Problem requirements: Starting with the first line of the data below, copy each line up to and including the one containing "0.002, 0, 0];". Pictures stay out.

Dataset excerpt:
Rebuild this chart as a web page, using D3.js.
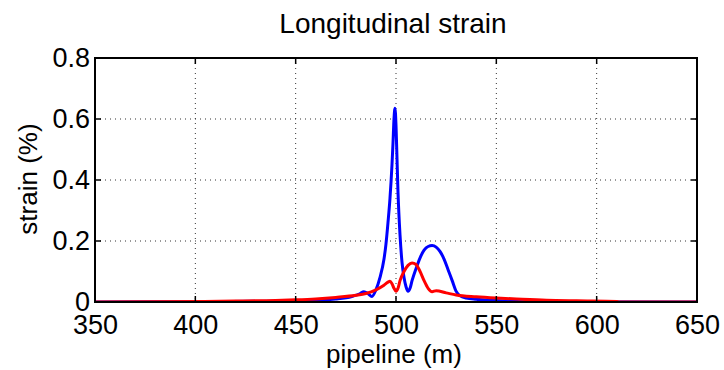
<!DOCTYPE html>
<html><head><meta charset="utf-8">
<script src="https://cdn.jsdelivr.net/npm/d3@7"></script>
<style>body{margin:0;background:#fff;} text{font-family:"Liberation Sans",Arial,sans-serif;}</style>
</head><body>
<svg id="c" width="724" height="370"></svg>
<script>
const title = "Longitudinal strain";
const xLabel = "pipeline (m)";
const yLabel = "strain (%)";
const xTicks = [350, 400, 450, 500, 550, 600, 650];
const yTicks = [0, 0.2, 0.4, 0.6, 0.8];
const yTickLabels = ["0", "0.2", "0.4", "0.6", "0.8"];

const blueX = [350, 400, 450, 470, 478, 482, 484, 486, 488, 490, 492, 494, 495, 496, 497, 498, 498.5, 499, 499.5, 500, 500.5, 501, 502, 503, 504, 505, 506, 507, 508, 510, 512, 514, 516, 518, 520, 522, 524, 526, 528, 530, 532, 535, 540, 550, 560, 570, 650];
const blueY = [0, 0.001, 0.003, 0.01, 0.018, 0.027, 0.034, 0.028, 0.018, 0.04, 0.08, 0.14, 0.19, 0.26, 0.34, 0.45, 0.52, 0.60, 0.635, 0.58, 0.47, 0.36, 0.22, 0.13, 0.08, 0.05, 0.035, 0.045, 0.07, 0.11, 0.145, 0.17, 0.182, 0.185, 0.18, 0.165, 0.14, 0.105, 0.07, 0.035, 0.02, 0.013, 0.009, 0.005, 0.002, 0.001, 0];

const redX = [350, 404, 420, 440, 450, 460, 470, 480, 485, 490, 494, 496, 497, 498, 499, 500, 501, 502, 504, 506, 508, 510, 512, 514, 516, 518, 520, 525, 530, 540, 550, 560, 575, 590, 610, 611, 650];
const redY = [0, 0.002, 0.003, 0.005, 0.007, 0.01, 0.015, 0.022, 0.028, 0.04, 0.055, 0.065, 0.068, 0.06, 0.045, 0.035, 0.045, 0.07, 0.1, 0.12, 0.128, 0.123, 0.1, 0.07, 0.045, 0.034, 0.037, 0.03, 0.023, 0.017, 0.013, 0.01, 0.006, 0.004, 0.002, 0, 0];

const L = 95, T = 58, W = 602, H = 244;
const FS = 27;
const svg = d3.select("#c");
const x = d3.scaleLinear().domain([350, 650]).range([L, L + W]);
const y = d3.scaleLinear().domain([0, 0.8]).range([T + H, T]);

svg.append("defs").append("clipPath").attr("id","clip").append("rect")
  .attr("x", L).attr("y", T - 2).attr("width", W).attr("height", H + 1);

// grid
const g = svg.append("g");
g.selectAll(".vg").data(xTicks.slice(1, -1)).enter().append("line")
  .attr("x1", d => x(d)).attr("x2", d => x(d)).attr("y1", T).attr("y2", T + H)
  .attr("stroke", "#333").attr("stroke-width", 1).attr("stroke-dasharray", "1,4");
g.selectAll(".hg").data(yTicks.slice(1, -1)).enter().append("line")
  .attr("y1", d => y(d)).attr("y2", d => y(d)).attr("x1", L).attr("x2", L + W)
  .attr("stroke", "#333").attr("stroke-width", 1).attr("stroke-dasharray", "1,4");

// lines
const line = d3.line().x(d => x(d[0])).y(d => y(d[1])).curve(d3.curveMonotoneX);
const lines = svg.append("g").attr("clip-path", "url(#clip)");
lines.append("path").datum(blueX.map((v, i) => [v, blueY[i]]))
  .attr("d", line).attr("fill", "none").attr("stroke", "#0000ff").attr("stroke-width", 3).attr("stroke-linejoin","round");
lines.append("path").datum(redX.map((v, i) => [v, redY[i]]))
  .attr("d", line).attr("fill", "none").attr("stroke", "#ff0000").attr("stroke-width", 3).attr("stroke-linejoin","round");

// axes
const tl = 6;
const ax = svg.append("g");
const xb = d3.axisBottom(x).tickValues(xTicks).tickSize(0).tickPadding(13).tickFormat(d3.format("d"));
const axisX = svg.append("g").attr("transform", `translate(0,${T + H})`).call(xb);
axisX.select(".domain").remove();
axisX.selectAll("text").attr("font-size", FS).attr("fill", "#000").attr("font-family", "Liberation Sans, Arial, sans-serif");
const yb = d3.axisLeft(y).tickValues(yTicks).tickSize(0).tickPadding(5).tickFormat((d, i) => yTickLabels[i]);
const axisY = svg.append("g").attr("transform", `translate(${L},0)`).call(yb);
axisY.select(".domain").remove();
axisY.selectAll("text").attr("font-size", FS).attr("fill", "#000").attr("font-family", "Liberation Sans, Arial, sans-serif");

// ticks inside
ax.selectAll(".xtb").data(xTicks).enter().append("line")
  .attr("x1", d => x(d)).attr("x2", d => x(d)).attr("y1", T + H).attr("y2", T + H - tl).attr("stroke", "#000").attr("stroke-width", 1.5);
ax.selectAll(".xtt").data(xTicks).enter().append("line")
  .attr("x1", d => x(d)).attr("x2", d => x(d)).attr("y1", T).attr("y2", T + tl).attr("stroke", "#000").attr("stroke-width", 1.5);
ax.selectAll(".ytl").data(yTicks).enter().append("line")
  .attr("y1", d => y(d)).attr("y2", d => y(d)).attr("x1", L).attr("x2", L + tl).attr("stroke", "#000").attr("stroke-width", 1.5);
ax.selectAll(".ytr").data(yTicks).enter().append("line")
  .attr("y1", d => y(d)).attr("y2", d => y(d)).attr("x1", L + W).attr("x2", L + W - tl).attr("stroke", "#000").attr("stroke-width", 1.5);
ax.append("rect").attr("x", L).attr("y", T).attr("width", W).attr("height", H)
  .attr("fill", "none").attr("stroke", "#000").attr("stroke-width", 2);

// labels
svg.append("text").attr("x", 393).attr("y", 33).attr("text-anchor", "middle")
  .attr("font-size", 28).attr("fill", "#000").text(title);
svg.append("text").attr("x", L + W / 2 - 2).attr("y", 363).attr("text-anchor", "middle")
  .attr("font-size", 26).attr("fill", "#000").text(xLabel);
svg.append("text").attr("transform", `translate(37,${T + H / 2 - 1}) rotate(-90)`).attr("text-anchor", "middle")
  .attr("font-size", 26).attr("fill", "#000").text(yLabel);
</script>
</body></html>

Response for this exercise:
Rebuild this chart as a web page, using D3.js.
<!DOCTYPE html>
<html><head><meta charset="utf-8">
<script src="https://cdn.jsdelivr.net/npm/d3@7"></script>
<style>body{margin:0;background:#fff;} text{font-family:"Liberation Sans",Arial,sans-serif;}</style>
</head><body>
<svg id="c" width="724" height="370"></svg>
<script>
const title = "Longitudinal strain";
const xLabel = "pipeline (m)";
const yLabel = "strain (%)";
const xTicks = [350, 400, 450, 500, 550, 600, 650];
const yTicks = [0, 0.2, 0.4, 0.6, 0.8];
const yTickLabels = ["0", "0.2", "0.4", "0.6", "0.8"];

const blueX = [350, 400, 450, 470, 478, 482, 484, 486, 488, 490, 492, 494, 495, 496, 497, 498, 498.5, 499, 499.5, 500, 500.5, 501, 502, 503, 504, 505, 506, 507, 508, 510, 512, 514, 516, 518, 520, 522, 524, 526, 528, 530, 532, 535, 540, 550, 560, 570, 650];
const blueY = [0, 0.001, 0.003, 0.01, 0.018, 0.027, 0.034, 0.028, 0.018, 0.04, 0.08, 0.14, 0.19, 0.26, 0.34, 0.45, 0.52, 0.60, 0.635, 0.58, 0.47, 0.36, 0.22, 0.13, 0.08, 0.05, 0.035, 0.045, 0.07, 0.11, 0.145, 0.17, 0.182, 0.185, 0.18, 0.165, 0.14, 0.105, 0.07, 0.035, 0.02, 0.013, 0.009, 0.005, 0.002, 0.001, 0];

const redX = [350, 404, 420, 440, 450, 460, 470, 480, 485, 490, 494, 496, 497, 498, 499, 500, 501, 502, 504, 506, 508, 510, 512, 514, 516, 518, 520, 525, 530, 540, 550, 560, 575, 590, 610, 611, 650];
const redY = [0, 0.002, 0.003, 0.005, 0.007, 0.01, 0.015, 0.022, 0.028, 0.04, 0.055, 0.065, 0.068, 0.06, 0.045, 0.035, 0.045, 0.07, 0.1, 0.12, 0.128, 0.123, 0.1, 0.07, 0.045, 0.034, 0.037, 0.03, 0.023, 0.017, 0.013, 0.01, 0.006, 0.004, 0.002, 0, 0];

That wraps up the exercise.